The already sporty design has been even further enhanced to mark the Veloster turbo as distinct from its normally aspirated sibling, which delivers 103kW and 167Nm. The 1.6 litre turbocharged GDI four-cylinder petrol engine in the Veloster Turbo produces 265Nm of torque and is available with either a six-speed manual transmission or a seven-speed dual clutch unit (DCT).
Twin-scroll turbocharger designs have two exhaust gas inlets divided by split walls inside the turbine housing, with both gas passages controlled by a waste-gate. Thanks to this divided mani-fold, a twin-scroll turbo recovers more energy from the exhaust than single-scroll turbocharger versions.
The twin-scroll design also separates the cylinders, whose exhaust gas pulses interfere with each other, resulting in improved pressure distribution in the exhaust ports and a more efficient delivery of exhaust gas energy to the turbocharger’s turbine. The GDI bit stands for gasoline direct injection, which injects directly into the combustion chamber at high pressure, with greater control of the fuel mixture and using a higher-than-normal 9.5:1 compression ratio. What this all translates to in practice is that the new engine – when mated to the manual gearbox at least – delivers markedly better performance and drivers will enjoy making use of the short throw shift lever as they shoot from apex to apex.

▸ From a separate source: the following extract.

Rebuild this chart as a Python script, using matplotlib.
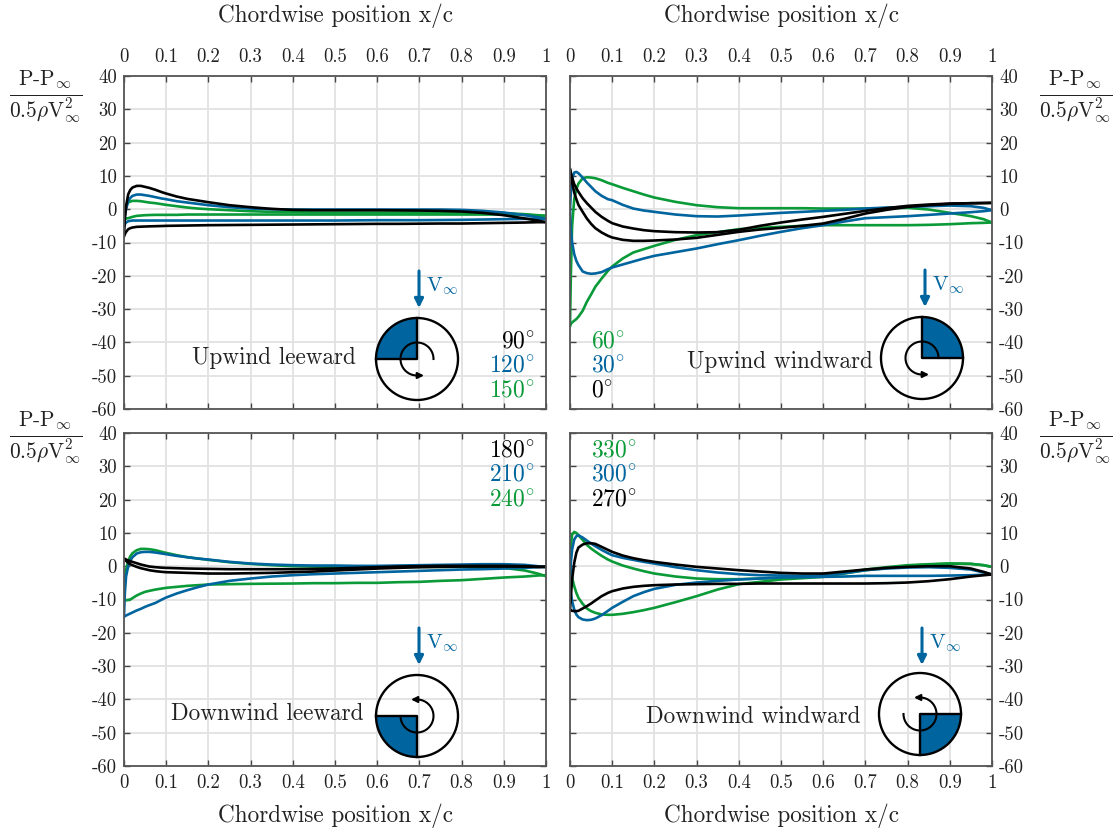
import numpy as np
import matplotlib
matplotlib.use('Agg')
import matplotlib.pyplot as plt
from matplotlib.patches import Circle, Wedge

plt.rcParams['font.family'] = ['cmr10', 'DejaVu Serif']
plt.rcParams['mathtext.fontset'] = 'cm'
plt.rcParams['axes.unicode_minus'] = False

# chord stations, same for all the curves
xc = [0, .002, .005, .01, .015, .02,
      .03, .04, .05, .06, .075, .09, .1, .125, .15, .175, .2,
      .25, .3, .35, .4, .45, .5, .55, .6, .65, .7, .75, .8, .85, .9, .95, .98, 1]

# upwind leeward
a90_up = [-8, -3, 1, 4.5, 5.8, 6.5,
          7, 7, 6.7, 6.4, 5.8, 5.1, 4.7, 3.8, 3.1, 2.6, 2.1,
          1.2, .6, .1, -.2, -.3, -.3, -.3, -.3, -.35, -.4, -.5, -.7, -1.1, -1.8, -2.8, -3.4, -3.9]
a90_lo = [-8, -7.5, -6.8, -6, -5.7, -5.5,
          -5.3, -5.25, -5.2, -5.15, -5.1, -5.05, -5, -4.95, -4.9, -4.85, -4.8,
          -4.75, -4.7, -4.65, -4.6, -4.55, -4.5, -4.45, -4.4, -4.4, -4.35, -4.3, -4.3, -4.2, -4.1, -4, -3.9, -3.9]
a120_up = [-5, -2, 0, 2.5, 3.4, 4,
           4.4, 4.4, 4.2, 4, 3.6, 3.2, 3, 2.4, 2, 1.6, 1.2,
           .6, .2, 0, -.1, -.1, -.1, -.1, -.1, -.1, -.1, -.1, -.2, -.5, -1, -1.8, -2.4, -2.9]
a120_lo = [-5, -4.5, -4, -3.6, -3.5, -3.4,
           -3.4, -3.4, -3.4, -3.4, -3.4, -3.4, -3.4, -3.4, -3.4, -3.4, -3.4,
           -3.4, -3.4, -3.4, -3.4, -3.4, -3.4, -3.35, -3.3, -3.3, -3.3, -3.25, -3.2, -3.1, -3, -2.9, -2.9, -2.9]
a150_up = [-2.5, -.5, 1, 2, 2.3, 2.5,
           2.5, 2.4, 2.2, 2, 1.8, 1.5, 1.3, .9, .5, .2, 0,
           -.3, -.6, -.8, -.9, -1, -1, -1, -1, -1, -1, -1, -1, -1.1, -1.2, -1.5, -1.8, -2]
a150_lo = [-2.5, -2.7, -2.8, -2.7, -2.5, -2.3,
           -2, -1.9, -1.8, -1.75, -1.7, -1.7, -1.7, -1.7, -1.6, -1.6, -1.6,
           -1.6, -1.6, -1.6, -1.6, -1.6, -1.6, -1.6, -1.6, -1.6, -1.6, -1.6, -1.6, -1.6, -1.6, -1.7, -1.9, -2]

# upwind windward
a0_up = [12, 11, 9.5, 7.5, 6.3, 5.2,
         3.3, 1.8, .5, -.8, -2.3, -3.5, -4.2, -5.2, -5.8, -6.3, -6.6,
         -6.9, -7, -6.9, -6.2, -5, -4, -3.1, -2.3, -1.4, -.5, .3, 1, 1.4, 1.7, 1.8, 1.85, 1.9]
a0_lo = [12, 10.5, 8, 5, 3, 1.3,
         -.8, -2.8, -4.4, -5.7, -7, -8, -8.5, -9.2, -9.5, -9.5, -9.4,
         -9.1, -8.6, -7.7, -6.8, -6.1, -5.6, -5, -4.3, -2.9, -1.3, -.2, .7, 1.2, 1.6, 1.8, 1.85, 1.9]
a30_up = [0, 5, 9, 11, 11.2, 10.8,
          9.5, 8, 6.7, 5.4, 4, 3, 2.7, 1.3, .2, -.4, -.8,
          -1.6, -2.1, -2.2, -1.9, -1.5, -1.1, -.8, -.5, -.2, .2, .5, .7, .9, 1.1, .9, .4, -.3]
a30_lo = [0, -6, -10, -13.5, -15.5, -16.8,
          -18.7, -19.2, -19.4, -19.3, -18.9, -18, -17.5, -16.6, -15.7, -14.8, -14,
          -12.9, -11.8, -10.5, -9.3, -8, -6.8, -5.7, -4.8, -3.7, -2.7, -2.4, -2.1, -1.7, -1.3, -.9, -.6, -.3]
a60_up = [-35, -20, -5, 3, 6, 7.7,
          9.3, 9.6, 9.5, 9.3, 8.7, 7.9, 7.5, 6.4, 5.4, 4.4, 3.5,
          2.2, 1.2, .6, .3, .3, .3, .3, .2, .2, .2, .3, .4, -.1, -1.1, -2.1, -3, -4]
a60_lo = [-35, -34.5, -34, -33.5, -33, -32.3,
          -30.5, -27.8, -25.6, -23.3, -20.8, -18.5, -17.2, -14.8, -13, -12, -11,
          -9.2, -7.8, -6.9, -6, -5.6, -5.3, -5, -4.8, -4.8, -4.8, -4.8, -4.8, -4.7, -4.5, -4.2, -4.1, -4]

# downwind leeward
a180_up = [2.3, 2.2, 2, 1.7, 1.5, 1.3,
           .9, .5, .2, -.1, -.3, -.45, -.5, -.6, -.7, -.75, -.8,
           -.9, -.9, -.9, -.9, -.8, -.7, -.5, -.3, -.1, 0, .1, .1, .1, .1, 0, -.2, -.2]
a180_lo = [2.3, 2, 1.6, 1, .6, .3,
           -.2, -.6, -.9, -1.2, -1.5, -1.7, -1.8, -1.9, -2, -2.1, -2.2,
           -2.2, -2.1, -2, -1.8, -1.6, -1.3, -1, -.7, -.5, -.3, -.2, -.1, -.1, -.1, -.1, -.2, -.2]
a210_up = [-15, -8, -3, 0, 1.7, 2.7,
           3.8, 4.2, 4.3, 4.3, 4.1, 3.8, 3.6, 3.1, 2.7, 2.3, 2,
           1.3, .8, .5, .3, .2, .2, .1, .1, .2, .3, .4, .5, .6, .6, .4, 0, -.2]
a210_lo = [-15.2, -15, -14.8, -14.5, -14.2, -13.9,
           -13.3, -12.8, -12.2, -11.7, -11, -10, -9.4, -8.2, -7.2, -6.3, -5.5,
           -4.4, -3.7, -3.1, -2.7, -2.4, -2.2, -2, -1.8, -1.6, -1.4, -1.2, -1, -.9, -.7, -.5, -.3, -.2]
a240_up = [-10, -5, -1, 1.5, 3, 3.9,
           4.8, 5.2, 5.2, 5.1, 4.8, 4.3, 4, 3.3, 2.7, 2.3, 1.9,
           1.2, .7, .3, 0, -.1, -.2, -.2, -.2, -.2, -.2, -.2, -.2, -.3, -.5, -1.3, -2.2, -3]
a240_lo = [-10.2, -10.2, -10.2, -10.1, -10, -9.6,
           -8.8, -8.2, -7.7, -7.4, -7, -6.7, -6.5, -6.2, -5.9, -5.7, -5.5,
           -5.4, -5.3, -5.25, -5.2, -5.1, -5.1, -5, -5, -4.8, -4.7, -4.4, -4.2, -3.8, -3.4, -3.1, -2.8, -2.7]

# downwind windward
a270_up = [-13, -9, -4, 1, 4, 5.6,
           6.5, 6.9, 6.9, 6.7, 5.8, 4.9, 4.3, 3.2, 2.4, 1.8, 1.3,
           .5, -.2, -.7, -1.2, -1.6, -2, -2.2, -2.2, -1.6, -1, -.5, -.2, 0, 0, -.7, -1.7, -2.5]
a270_lo = [-13, -13.2, -13.4, -13.5, -13.5, -13.4,
           -12.7, -12, -11.2, -10.3, -9, -8, -7.5, -6.7, -6.2, -5.9, -5.7,
           -5.5, -5.4, -5.3, -5.3, -5.2, -5.2, -5.2, -5.2, -5.2, -5.2, -5.1, -4.9, -4.5, -3.9, -3.1, -2.7, -2.5]
a300_up = [-5, 1, 5, 8, 9, 9.3,
           8.6, 7.7, 6.8, 6, 4.9, 3.9, 3.3, 2.5, 1.9, 1.3, .8,
           -.3, -1.2, -1.9, -2.4, -2.7, -2.8, -2.9, -2.8, -2.1, -1.2, -.7, -.4, -.3, -.5, -1, -1.9, -2.5]
a300_lo = [-5, -8, -10.5, -13, -14.5, -15.3,
           -16, -16.2, -16.1, -15.7, -14.7, -13.4, -12.5, -10.7, -9, -7.8, -6.8,
           -5.6, -4.9, -4.4, -4, -3.7, -3.4, -3.3, -3.2, -3.1, -2.9, -2.9, -2.9, -2.9, -2.8, -2.7, -2.6, -2.5]
a330_up = [0, 6, 9.5, 10.3, 10, 9.3,
           7.9, 6.4, 5.3, 4.4, 3.1, 2, 1.4, .2, -.7, -1.5, -2.2,
           -3.1, -3.7, -3.9, -3.9, -3.7, -3.5, -3.3, -3, -2, -1, -.3, .3, .6, .8, .7, .3, -.2]
a330_lo = [0, -1.5, -3.5, -6, -8, -9.5,
           -11.3, -12.7, -13.5, -14, -14.5, -14.6, -14.6, -14.3, -13.8, -13.2, -12.5,
           -10.8, -9, -7, -5.4, -4.7, -4, -3.6, -3.2, -2.2, -1.2, -.6, .1, .5, .8, .7, .3, -.2]

blue = '#00649e'
green = '#0a9a38'
black = '#000000'
txt = '#222222'

xticks = [0, .1, .2, .3, .4, .5, .6, .7, .8, .9, 1]
xlabs = ['0', '0.1', '0.2', '0.3', '0.4', '0.5', '0.6', '0.7', '0.8', '0.9', '1']
yticks = [-60, -50, -40, -30, -20, -10, 0, 10, 20, 30, 40]
ylabs = ['-60', '-50', '-40', '-30', '-20', '-10', '0', '10', '20', '30', '40']

W, H = 1116, 834
fig = plt.figure(figsize=(W / 100, H / 100), dpi=100)


def new_ax(left, top):
    ax = fig.add_axes([left / W, 1 - (top + 333) / H, 422 / W, 333 / H])
    ax.set_xlim(0, 1)
    ax.set_ylim(-60, 40)
    ax.set_xticks(xticks)
    ax.set_yticks(yticks)
    ax.grid(color='#e2e2e2', lw=1.3)
    ax.set_axisbelow(True)
    for s in ax.spines.values():
        s.set_color('#555555')
        s.set_linewidth(1.3)
    ax.tick_params(direction='in', length=4, width=1, color='#444444', labelsize=13.5,
                   labelcolor=txt, top=True, right=True, pad=5)
    ax.tick_params(axis='x', pad=7)
    ax.set_xticklabels(xlabs)
    ax.set_yticklabels(ylabs)
    return ax


def curves(ax, groups):
    for up, lo, c in groups:
        ax.plot(xc, up, color=c, lw=1.9)
        ax.plot(xc, lo, color=c, lw=1.9)


ax1 = new_ax(124, 76)
ax2 = new_ax(570, 76)
ax3 = new_ax(124, 433)
ax4 = new_ax(570, 433)

curves(ax1, [(a150_up, a150_lo, green), (a120_up, a120_lo, blue), (a90_up, a90_lo, black)])
curves(ax2, [(a60_up, a60_lo, green), (a30_up, a30_lo, blue), (a0_up, a0_lo, black)])
curves(ax3, [(a240_up, a240_lo, green), (a210_up, a210_lo, blue), (a180_up, a180_lo, black)])
curves(ax4, [(a330_up, a330_lo, green), (a300_up, a300_lo, blue), (a270_up, a270_lo, black)])

ax1.tick_params(labeltop=True, labelbottom=False)
ax2.tick_params(labeltop=True, labelbottom=False, labelleft=False, labelright=True)
ax3.tick_params(labelbottom=True)
ax4.tick_params(labelbottom=True, labelleft=False, labelright=True)
ax3.tick_params(axis='x', pad=6)
ax4.tick_params(axis='x', pad=6)

# overlay in pixel coords for labels and the little icons
ov = fig.add_axes([0, 0, 1, 1])
ov.set_xlim(0, W)
ov.set_ylim(H, 0)
ov.axis('off')
ov.patch.set_alpha(0)

for x in [335, 781]:
    ov.text(x, 16, 'Chordwise position x/c', fontsize=16.7, ha='center', va='center', color=txt)
    ov.text(x, 816, 'Chordwise position x/c', fontsize=16.7, ha='center', va='center', color=txt)

frac = r'$\frac{\mathrm{P\text{-}P}_{\infty}}{0.5\rho\mathrm{V}_{\infty}^{2}}$'
for x, y in [(46, 97), (1076, 97), (46, 438), (1076, 438)]:
    ov.text(x, y, frac, fontsize=22, ha='center', va='center', color=txt)

ov.text(274, 358, 'Upwind leeward', fontsize=16.7, ha='center', va='center', color=txt)
ov.text(780, 362, 'Upwind windward', fontsize=16.7, ha='center', va='center', color=txt)
ov.text(267, 714, 'Downwind leeward', fontsize=16.7, ha='center', va='center', color=txt)
ov.text(753, 717, 'Downwind windward', fontsize=16.7, ha='center', va='center', color=txt)


def angles(x, y, ha, labs):
    for i, (t, c) in enumerate(labs):
        ov.text(x, y + i * 24.5, t + r'$^{\circ}$', fontsize=17, color=c, ha=ha, va='center')


angles(535, 341, 'right', [('90', black), ('120', blue), ('150', green)])
angles(591, 341, 'left', [('60', green), ('30', blue), ('0', black)])
angles(535, 450, 'right', [('180', black), ('210', blue), ('240', green)])
angles(591, 450, 'left', [('330', green), ('300', blue), ('270', black)])


def icon(cx, cy, t1, t2, a1, a2, tipx, tipy, vx, vy):
    ov.add_patch(Wedge((cx, cy), 41, t1, t2, fc=blue, ec='none'))
    ov.add_patch(Circle((cx, cy), 41, fc='none', ec='k', lw=1.7))
    ov.plot([cx + 41 * np.cos(np.radians(t1)), cx, cx + 41 * np.cos(np.radians(t2))],
            [cy + 41 * np.sin(np.radians(t1)), cy, cy + 41 * np.sin(np.radians(t2))], color='k', lw=1.7)
    th = np.radians(np.linspace(a1, a2, 60))
    ov.plot(cx + 16.5 * np.cos(th), cy + 16.5 * np.sin(th), color='k', lw=1.5)
    ov.annotate('', xy=(tipx, tipy), xytext=(cx + 16.5 * np.cos(th[-1]), cy + 16.5 * np.sin(th[-1])),
                arrowprops=dict(arrowstyle='-|>', color='k', lw=1.5, mutation_scale=9, shrinkA=0, shrinkB=0))
    ov.annotate('', xy=(vx, vy + 37), xytext=(vx, vy),
                arrowprops=dict(arrowstyle='-|>', color=blue, lw=2.2, mutation_scale=13, shrinkA=0, shrinkB=0))
    ov.text(vx + 7, vy + 15, r'V$_{\infty}$', fontsize=15, color=blue, ha='left', va='center')


icon(417, 359, 180, 270, 0, -270, 424, 375.5, 419, 271)
icon(922, 358, 270, 360, 0, -270, 929, 374.5, 925, 270)
icon(417, 716, 90, 180, 180, -90, 411, 699.5, 419, 628)
icon(920, 714, 0, 90, 180, -90, 914, 697.5, 922, 628)

fig.savefig('out.png', dpi=100)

The sporty characteristic in the DCT version is more muted, as if the engineers have chosen to allow a fraction more slip on the automatically controlled clutches to ensure smoothness over out-and-out performance. Hyundai claims accelerating from 0 to 100km/h takes 7.8 seconds for the manual derivative and the Veloster Turbo with the DCT is somewhat quicker at 7.3 seconds.
The Veloster Turbo features a quicker ratio steering rack and a revised steering calibration to match, while the ventilated front brake discs have been enlarged by 20mm to 300mm relative to the standard car. The Veloster Turbo has the same 2 650mm wheelbase as the naturally-aspirated Veloster, but is 30mm longer (4 250mm) and 15mm wider (1 805mm). All Velosters are fitted with a MacPherson strut front suspension with coil springs, gas-charged shock absorbers and a 24mm front stabiliser bar.
The rear suspension is a lightweight V-Beam torsion axle with coil springs and monotube shock absorbers. The rear suspension’s integrated 23mm stabiliser bar braces the torsion arms for greater stiffness and increased control over body roll. However, the suspension is the Veloster’s Achilles heel. The car feels skittish when pushed and the road-holding was not confidence-inspiring. When one starts to play in this territory, a multi-link rear suspension is probably what is required.
Inside, new full leather seats with the word Turbo stitched into the seatbacks help deliver a unique look to a unique car and provides for a comfortable and well-bolstered seating position.
The rear seats are acceptable, provided you are not tall, as the sporty styling makes for quite a taper to the roof of an already low-slung car. An exclusive Supervision gauge cluster feeds the driver information in a larger, clearer and more interactive format by way of two TFT screens located between the tachometer and speedometer.
The Veloster Turbo includes proximity keyless entry with push-button ignition and a multifunction seven-inch touch-screen display.